In sostanza il requisito della “incolpevole mancata conoscenza delle celebrazione del processo” ha il significato di “precludere all’assente, pur sempre volontario, l’accesso ad un nuovo giudizio, ove questi si sia volontariamente posto nelle condizioni di non ricevere adeguata notizia del processo, dimostrando così implicitamente di non volervi partecipare”. Sulla base di tale indirizzo ermeneutico, la successiva giurisprudenza delle sezioni semplici giunge a conclusioni che solo apparentemente appaiono contrastanti (Sez. 1, n. 27629 del 24/6/2021, Rv. 281637; Sez. 2, n. 14375 del 31/03/2021, COGNOME, Rv. 281101; Sez. 2, n. 34041 del 20/11/2020, COGNOME, Rv. 280305; Sez. 5, n. 31201 del 15/09/2020, COGNOME, Rv. 280137; Sez.2 n.4608/2022; Sez.6 n.3930/2022; Sez.6 n.3929/2022; Sez.6 n.3677/2022; Sez.2 n.2875/2022; Sez.3 n.2252/2022; da ultimo Sez. 3, n. 15124/2024, con riferimento alla colpevole inerzia nei contatti con il difensore di fiducia domiciliatario), ma, in realtà, dette più recenti decisioni declinano i medesimi principi ed indicano come sia dirimente per le diverse soluzioni la specificità dei casi concreti affrontati. In altri termini, se il medesimo principio appare declinato in maniera diversa è per la peculiarità delle fattispecie concrete di volta in volta all’esame.

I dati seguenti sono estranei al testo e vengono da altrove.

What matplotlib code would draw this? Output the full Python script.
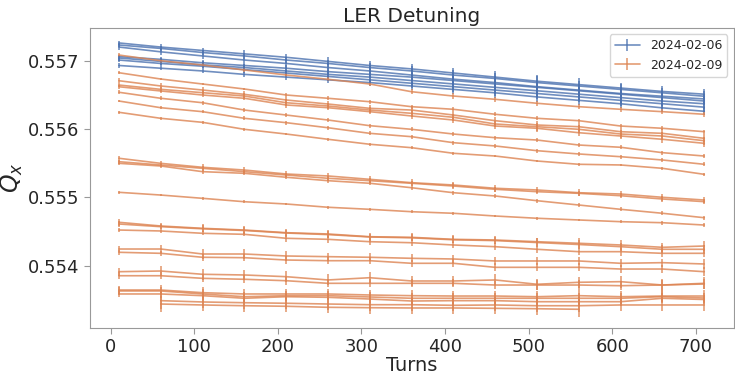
import matplotlib
matplotlib.use("Agg")
import matplotlib.pyplot as plt
import seaborn as sns

turns = [10, 60, 110, 160, 210, 260, 310, 360, 410, 460, 510, 560, 610, 660, 710]
turns_late = turns[1:]
turns_short = turns[1:12]

# 2024-02-06 tunes
blue_q = [
    [0.55726, 0.55720, 0.55715, 0.55710, 0.55705, 0.55699, 0.55693, 0.55688, 0.55682, 0.55676, 0.55670, 0.55665, 0.55660, 0.55655, 0.55651],
    [0.55723, 0.55718, 0.55712, 0.55707, 0.55701, 0.55696, 0.55690, 0.55685, 0.55679, 0.55674, 0.55668, 0.55663, 0.55658, 0.55653, 0.55648],
    [0.55720, 0.55713, 0.55707, 0.55701, 0.55696, 0.55690, 0.55685, 0.55679, 0.55673, 0.55668, 0.55662, 0.55657, 0.55652, 0.55648, 0.55644],
    [0.55706, 0.55702, 0.55697, 0.55693, 0.55689, 0.55684, 0.55680, 0.55676, 0.55671, 0.55666, 0.55661, 0.55656, 0.55651, 0.55646, 0.55641],
    [0.55704, 0.55699, 0.55694, 0.55690, 0.55685, 0.55680, 0.55676, 0.55671, 0.55666, 0.55661, 0.55656, 0.55651, 0.55646, 0.55641, 0.55637],
    [0.55701, 0.55696, 0.55692, 0.55687, 0.55682, 0.55677, 0.55672, 0.55667, 0.55662, 0.55657, 0.55652, 0.55647, 0.55642, 0.55637, 0.55632],
    [0.55693, 0.55689, 0.55685, 0.55680, 0.55676, 0.55672, 0.55668, 0.55663, 0.55658, 0.55653, 0.55647, 0.55642, 0.55637, 0.55631, 0.55626],
]
blue_err = [
    [3e-5, 4e-5, 4e-5, 5e-5, 5e-5, 6e-5, 6e-5, 7e-5, 8e-5, 9e-5, 9e-5, 9e-5, 8e-5, 8e-5, 7e-5],
    [3e-5, 4e-5, 4e-5, 4e-5, 5e-5, 5e-5, 6e-5, 7e-5, 8e-5, 8e-5, 9e-5, 8e-5, 8e-5, 7e-5, 7e-5],
    [4e-5, 4e-5, 5e-5, 5e-5, 5e-5, 6e-5, 7e-5, 8e-5, 9e-5, 10e-5, 10e-5, 9e-5, 9e-5, 8e-5, 8e-5],
    [3e-5, 3e-5, 4e-5, 4e-5, 5e-5, 5e-5, 6e-5, 6e-5, 7e-5, 8e-5, 8e-5, 8e-5, 7e-5, 7e-5, 6e-5],
    [4e-5, 5e-5, 5e-5, 5e-5, 6e-5, 6e-5, 7e-5, 8e-5, 9e-5, 10e-5, 9e-5, 9e-5, 8e-5, 8e-5, 8e-5],
    [3e-5, 4e-5, 4e-5, 5e-5, 5e-5, 6e-5, 6e-5, 7e-5, 8e-5, 9e-5, 8e-5, 8e-5, 8e-5, 7e-5, 7e-5],
    [3e-5, 3e-5, 3e-5, 4e-5, 4e-5, 5e-5, 5e-5, 6e-5, 7e-5, 7e-5, 7e-5, 7e-5, 6e-5, 6e-5, 6e-5],
]

# 2024-02-09 tunes
orange_q = [
    [0.557083, 0.557000, 0.556937, 0.556864, 0.556791, 0.556728, 0.556659, 0.556546, 0.556483, 0.556435, 0.556377, 0.556327, 0.556289, 0.556254, 0.556216],
    [0.556824, 0.556732, 0.556659, 0.556586, 0.556498, 0.556450, 0.556400, 0.556327, 0.556289, 0.556216, 0.556157, 0.556122, 0.556044, 0.556011, 0.555961],
    [0.556707, 0.556630, 0.556571, 0.556508, 0.556425, 0.556366, 0.556303, 0.556278, 0.556205, 0.556122, 0.556059, 0.556034, 0.555961, 0.555937, 0.555864],
    [0.556644, 0.556581, 0.556532, 0.556483, 0.556385, 0.556337, 0.556278, 0.556230, 0.556172, 0.556074, 0.556034, 0.555996, 0.555927, 0.555898, 0.555829],
    [0.556619, 0.556557, 0.556498, 0.556450, 0.556352, 0.556312, 0.556254, 0.556191, 0.556132, 0.556044, 0.556011, 0.555946, 0.555898, 0.555850, 0.555791],
    [0.556538, 0.556450, 0.556385, 0.556278, 0.556205, 0.556132, 0.556049, 0.555996, 0.555927, 0.555873, 0.555839, 0.555766, 0.555733, 0.555654, 0.555605],
    [0.556410, 0.556312, 0.556254, 0.556157, 0.556093, 0.556019, 0.555937, 0.555888, 0.555800, 0.555752, 0.555683, 0.555635, 0.555595, 0.555547, 0.555484],
    [0.556245, 0.556157, 0.556098, 0.555996, 0.555927, 0.555850, 0.555777, 0.555727, 0.555645, 0.555605, 0.555532, 0.555484, 0.555474, 0.555425, 0.555337],
    [0.555572, 0.555498, 0.555440, 0.555400, 0.555342, 0.555313, 0.555264, 0.555215, 0.555181, 0.555133, 0.555108, 0.555068, 0.555049, 0.555001, 0.554961],
    [0.555522, 0.555474, 0.555425, 0.555376, 0.555327, 0.555279, 0.555244, 0.555206, 0.555166, 0.555118, 0.555083, 0.555059, 0.555024, 0.554976, 0.554937],
    [0.555498, 0.555459, 0.555376, 0.555352, 0.555294, 0.555244, 0.555206, 0.555141, 0.555068, 0.555020, 0.554951, 0.554888, 0.554825, 0.554767, 0.554702],
    [0.555074, 0.555034, 0.554986, 0.554936, 0.554903, 0.554855, 0.554825, 0.554790, 0.554767, 0.554727, 0.554694, 0.554669, 0.554644, 0.554629, 0.554595],
    [0.554635, 0.554581, 0.554547, 0.554522, 0.554483, 0.554464, 0.554424, 0.554415, 0.554386, 0.554376, 0.554351, 0.554328, 0.554303, 0.554269, 0.554288],
    [0.554610, 0.554571, 0.554540, 0.554515, 0.554478, 0.554455, 0.554420, 0.554408, 0.554379, 0.554367, 0.554339, 0.554310, 0.554278, 0.554240, 0.554240],
    [0.554522, 0.554508, 0.554474, 0.554459, 0.554401, 0.554386, 0.554351, 0.554336, 0.554303, 0.554278, 0.554240, 0.554205, 0.554205, 0.554181, 0.554181],
    [0.554244, 0.554244, 0.554171, 0.554171, 0.554142, 0.554132, 0.554123, 0.554108, 0.554098, 0.554069, 0.554069, 0.554069, 0.554035, 0.554044, 0.554025],
    [0.554196, 0.554181, 0.554123, 0.554117, 0.554083, 0.554073, 0.554073, 0.554035, 0.554035, 0.553976, 0.553976, 0.553976, 0.553951, 0.553951, 0.553912],
    [0.553912, 0.553922, 0.553874, 0.553864, 0.553839, 0.553791, 0.553824, 0.553776, 0.553776, 0.553791, 0.553728, 0.553757, 0.553766, 0.553717, 0.553742],
    [0.553853, 0.553853, 0.553815, 0.553801, 0.553780, 0.553742, 0.553742, 0.553742, 0.553742, 0.553717, 0.553717, 0.553717, 0.553707, 0.553717, 0.553732],
    [0.553644, 0.553644, 0.553605, 0.553586, 0.553586, 0.553586, 0.553571, 0.553561, 0.553556, 0.553556, 0.553546, 0.553561, 0.553546, 0.553556, 0.553556],
    [0.553630, 0.553630, 0.553586, 0.553546, 0.553561, 0.553561, 0.553542, 0.553523, 0.553523, 0.553523, 0.553523, 0.553523, 0.553523, 0.553546, 0.553527],
    [0.553586, 0.553586, 0.553561, 0.553523, 0.553546, 0.553537, 0.553512, 0.553483, 0.553488, 0.553488, 0.553473, 0.553473, 0.553473, 0.553523, 0.553505],
]
orange_err = [
    [3e-5, 3e-5, 3e-5, 3e-5, 3e-5, 3e-5, 3e-5, 4e-5, 4e-5, 4e-5, 4e-5, 4e-5, 4e-5, 4e-5, 4e-5],
    [2e-5, 2e-5, 2e-5, 2e-5, 3e-5, 3e-5, 3e-5, 3e-5, 3e-5, 3e-5, 3e-5, 3e-5, 3e-5, 3e-5, 3e-5],
    [4e-5, 4e-5, 5e-5, 5e-5, 5e-5, 5e-5, 5e-5, 6e-5, 6e-5, 6e-5, 6e-5, 6e-5, 6e-5, 6e-5, 6e-5],
    [3e-5, 4e-5, 4e-5, 4e-5, 5e-5, 5e-5, 5e-5, 5e-5, 5e-5, 5e-5, 6e-5, 6e-5, 6e-5, 6e-5, 6e-5],
    [3e-5, 3e-5, 3e-5, 3e-5, 4e-5, 4e-5, 4e-5, 4e-5, 5e-5, 5e-5, 5e-5, 5e-5, 5e-5, 5e-5, 5e-5],
    [3e-5, 3e-5, 3e-5, 3e-5, 3e-5, 3e-5, 3e-5, 3e-5, 3e-5, 3e-5, 3e-5, 3e-5, 3e-5, 3e-5, 3e-5],
    [2e-5, 2e-5, 2e-5, 3e-5, 3e-5, 3e-5, 3e-5, 3e-5, 3e-5, 3e-5, 3e-5, 3e-5, 3e-5, 3e-5, 3e-5],
    [2e-5, 2e-5, 2e-5, 2e-5, 2e-5, 2e-5, 2e-5, 2e-5, 2e-5, 2e-5, 2e-5, 2e-5, 2e-5, 2e-5, 2e-5],
    [4e-5, 4e-5, 5e-5, 5e-5, 4e-5, 4e-5, 5e-5, 5e-5, 5e-5, 5e-5, 5e-5, 5e-5, 5e-5, 5e-5, 5e-5],
    [3e-5, 3e-5, 3e-5, 3e-5, 3e-5, 4e-5, 4e-5, 4e-5, 4e-5, 4e-5, 4e-5, 4e-5, 4e-5, 4e-5, 4e-5],
    [3e-5, 3e-5, 3e-5, 3e-5, 3e-5, 3e-5, 3e-5, 3e-5, 3e-5, 3e-5, 3e-5, 3e-5, 3e-5, 3e-5, 3e-5],
    [2e-5, 2e-5, 2e-5, 2e-5, 2e-5, 2e-5, 2e-5, 2e-5, 2e-5, 2e-5, 2e-5, 2e-5, 2e-5, 3e-5, 3e-5],
    [5e-5, 5e-5, 6e-5, 6e-5, 6e-5, 6e-5, 6e-5, 6e-5, 6e-5, 6e-5, 6e-5, 7e-5, 7e-5, 7e-5, 7e-5],
    [4e-5, 4e-5, 5e-5, 5e-5, 5e-5, 5e-5, 5e-5, 5e-5, 5e-5, 5e-5, 6e-5, 6e-5, 6e-5, 6e-5, 6e-5],
    [3e-5, 3e-5, 3e-5, 3e-5, 5e-5, 5e-5, 5e-5, 5e-5, 5e-5, 5e-5, 5e-5, 5e-5, 6e-5, 6e-5, 6e-5],
    [5e-5, 6e-5, 7e-5, 7e-5, 7e-5, 6e-5, 6e-5, 6e-5, 6e-5, 6e-5, 6e-5, 6e-5, 6e-5, 6e-5, 7e-5],
    [4e-5, 4e-5, 5e-5, 5e-5, 6e-5, 5e-5, 5e-5, 5e-5, 6e-5, 6e-5, 6e-5, 6e-5, 6e-5, 6e-5, 7e-5],
    [6e-5, 7e-5, 8e-5, 8e-5, 8e-5, 8e-5, 8e-5, 8e-5, 8e-5, 8e-5, 8e-5, 8e-5, 9e-5, 9e-5, 9e-5],
    [5e-5, 5e-5, 6e-5, 6e-5, 6e-5, 6e-5, 6e-5, 6e-5, 6e-5, 6e-5, 7e-5, 7e-5, 7e-5, 7e-5, 8e-5],
    [6e-5, 7e-5, 8e-5, 8e-5, 8e-5, 8e-5, 8e-5, 8e-5, 8e-5, 8e-5, 9e-5, 9e-5, 9e-5, 9e-5, 9e-5],
    [6e-5, 6e-5, 7e-5, 7e-5, 7e-5, 7e-5, 7e-5, 7e-5, 8e-5, 8e-5, 8e-5, 8e-5, 8e-5, 8e-5, 8e-5],
    [5e-5, 6e-5, 6e-5, 6e-5, 6e-5, 6e-5, 6e-5, 6e-5, 6e-5, 6e-5, 7e-5, 7e-5, 7e-5, 7e-5, 7e-5],
]

# two scans that start at turn 60
orange_late_q = [0.553488, 0.553469, 0.553458, 0.553450, 0.553439, 0.553429, 0.553429, 0.553420, 0.553425, 0.553414, 0.553414, 0.553425, 0.553425, 0.553425]
orange_late_err = [12e-5, 9e-5, 9e-5, 9e-5, 9e-5, 9e-5, 9e-5, 9e-5, 9e-5, 9e-5, 9e-5, 9e-5, 9e-5, 9e-5]
orange_short_q = [0.553439, 0.553425, 0.553414, 0.553406, 0.553391, 0.553385, 0.553381, 0.553381, 0.553376, 0.553370, 0.553362]
orange_short_err = [12e-5, 9e-5, 9e-5, 9e-5, 9e-5, 9e-5, 9e-5, 9e-5, 9e-5, 9e-5, 11e-5]

sns.set_style("ticks")
blue, orange = sns.color_palette("deep")[:2]

fig = plt.figure(figsize=(7.35, 3.74), dpi=100)
ax = fig.add_axes([0.122, 0.123, 0.876, 0.802])

style = dict(alpha=0.8, lw=1.2, elinewidth=1.2, capsize=0)

for i, (q, err) in enumerate(zip(blue_q, blue_err)):
    ax.errorbar(turns, q, yerr=err, color=blue,
                label="2024-02-06" if i == 0 else None, **style)

for i, (q, err) in enumerate(zip(orange_q, orange_err)):
    ax.errorbar(turns, q, yerr=err, color=orange,
                label="2024-02-09" if i == 0 else None, **style)

ax.errorbar(turns_late, orange_late_q, yerr=orange_late_err, color=orange, **style)
ax.errorbar(turns_short, orange_short_q, yerr=orange_short_err, color=orange, **style)

ax.set_xlim(-25, 745)
ax.set_ylim(0.553088, 0.557478)
ax.set_yticks([0.554, 0.555, 0.556, 0.557])

for s in ax.spines.values():
    s.set_color("#999999")
ax.tick_params(colors="#999999", labelcolor="#262626", labelsize=13, length=4)

ax.set_title("LER Detuning", fontsize=14.5, color="#262626", pad=4)
ax.set_xlabel("Turns", fontsize=14, color="#262626", labelpad=0)
ax.set_ylabel("$Q_x$", fontsize=17, color="#262626", labelpad=2)

ax.legend(loc="upper right", fontsize=9)

fig.savefig("out.png", dpi=100)
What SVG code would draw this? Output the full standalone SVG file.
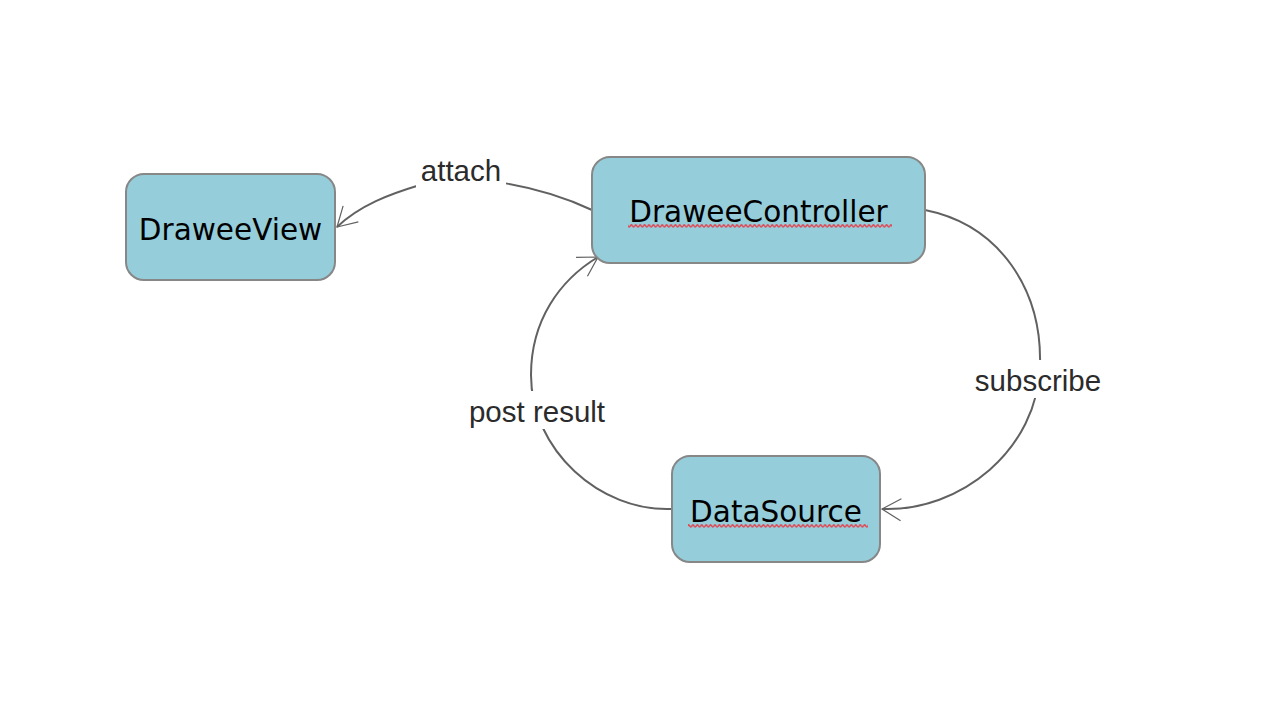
<svg xmlns="http://www.w3.org/2000/svg" width="1272" height="726" viewBox="0 0 1272 726">
<style>
.box{fill:#96cdda;stroke:#878787;stroke-width:2}
.nt{font-family:"DejaVu Sans",Verdana,sans-serif;font-size:29.5px;fill:#000;text-anchor:middle}
.lt{font-family:"Liberation Sans",Arial,sans-serif;font-size:29.5px;fill:#2b2b2b;text-anchor:middle}
.edge{fill:none;stroke:#616161;stroke-width:2}
</style>
<defs>
<marker id="arr" markerWidth="24" markerHeight="24" refX="21" refY="12" orient="auto" markerUnits="userSpaceOnUse">
<path d="M2 1 L21 12 L2 23" fill="none" stroke="#616161" stroke-width="1.2"/>
</marker>
<pattern id="sq" x="0" y="0" width="4.4" height="4" patternUnits="userSpaceOnUse">
<path d="M0 3.4 L2.2 0.6 L4.4 3.4" fill="none" stroke="#e04a56" stroke-width="1.5"/>
</pattern>
</defs>
<rect width="1272" height="726" fill="#fff"/>
<g id="connectors">
<path class="edge" d="M592 210 C545 188 470 170 420 185 C390 194 360 205 337 227" marker-end="url(#arr)"/>
<path class="edge" d="M925 210 C1000 225 1042 290 1040 365 C1038 450 960 512 882 509" marker-end="url(#arr)"/>
<path class="edge" d="M672 509 C600 512 531 450 531 375 C531 320 560 280 598 257" marker-end="url(#arr)"/>
<rect x="416" y="150" width="90" height="38" fill="#fff"/>
<text class="lt" x="461" y="181">attach</text>
<rect x="971" y="360" width="135" height="38" fill="#fff"/>
<text class="lt" x="1038" y="391">subscribe</text>
<rect x="463" y="391" width="148" height="38" fill="#fff"/>
<text class="lt" x="537" y="422">post result</text>
</g>
<g id="DraweeView">
<rect class="box" x="126" y="174" width="209" height="106" rx="18"/>
<text class="nt" x="230.5" y="240">DraweeView</text>
</g>
<g id="DraweeController">
<rect class="box" x="592" y="157" width="333" height="106" rx="18"/>
<text class="nt" x="758.5" y="222">DraweeController</text>
<rect x="628" y="224" width="264" height="4" fill="url(#sq)"/>
</g>
<g id="DataSource">
<rect class="box" x="672" y="456" width="208" height="106" rx="18"/>
<text class="nt" x="776" y="522">DataSource</text>
<rect x="688" y="524" width="180" height="4" fill="url(#sq)"/>
</g>
</svg>
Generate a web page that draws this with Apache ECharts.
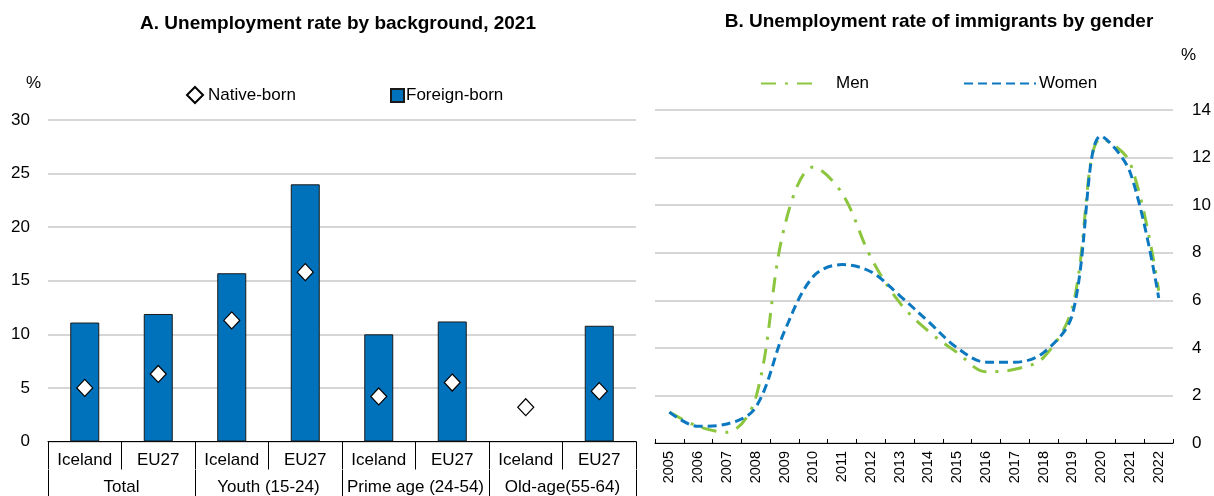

Appare dunque più che adeguatamente argomentata, oltre che conforme al disposto processuale, la decisione della Corte di merito nella parte in cui non ha ravvisato in capo al ricorrente un’incolpevole mancata conoscenza della celebrazione del processo a suo carico. Questi ebbe a ricevere, a mani proprie, la notifica dell’avviso della conclusione delle indagini preliminari e, dunque, aveva precisa contezza della esistenza del procedimento, non nella fase embrionale, ma in quella conclusiva delle indagini preliminari all’atto di esercizio dell’azione penale; mentre le successive notificazioni vennero effettuate, nel domicilio dichiarato, a mani di familiare convivente, qualificatosi addetto alla ricezione. Del pari quanto allo stato detentivo (per altra ragione) dell’imputato giudicato in assenza, neppure allegato (quale situazione di fatto) ai motivi di ricorso; né risulta che della detta condizione detentiva (in diverso procedimento) fu reso edotto il giudice che in allora procedeva nel merito.
Al rigetto del ricorso consegue, ex art. 616 cod. proc. pen., la condanna del ricorrente al pagamento delle spese processuali.
P.Q.M.
Rigetta il ricorso e condanna il ricorrente al pagamento delle spese processuali. Così deciso in Roma, nella camera di consiglio del 11 giugno 2024.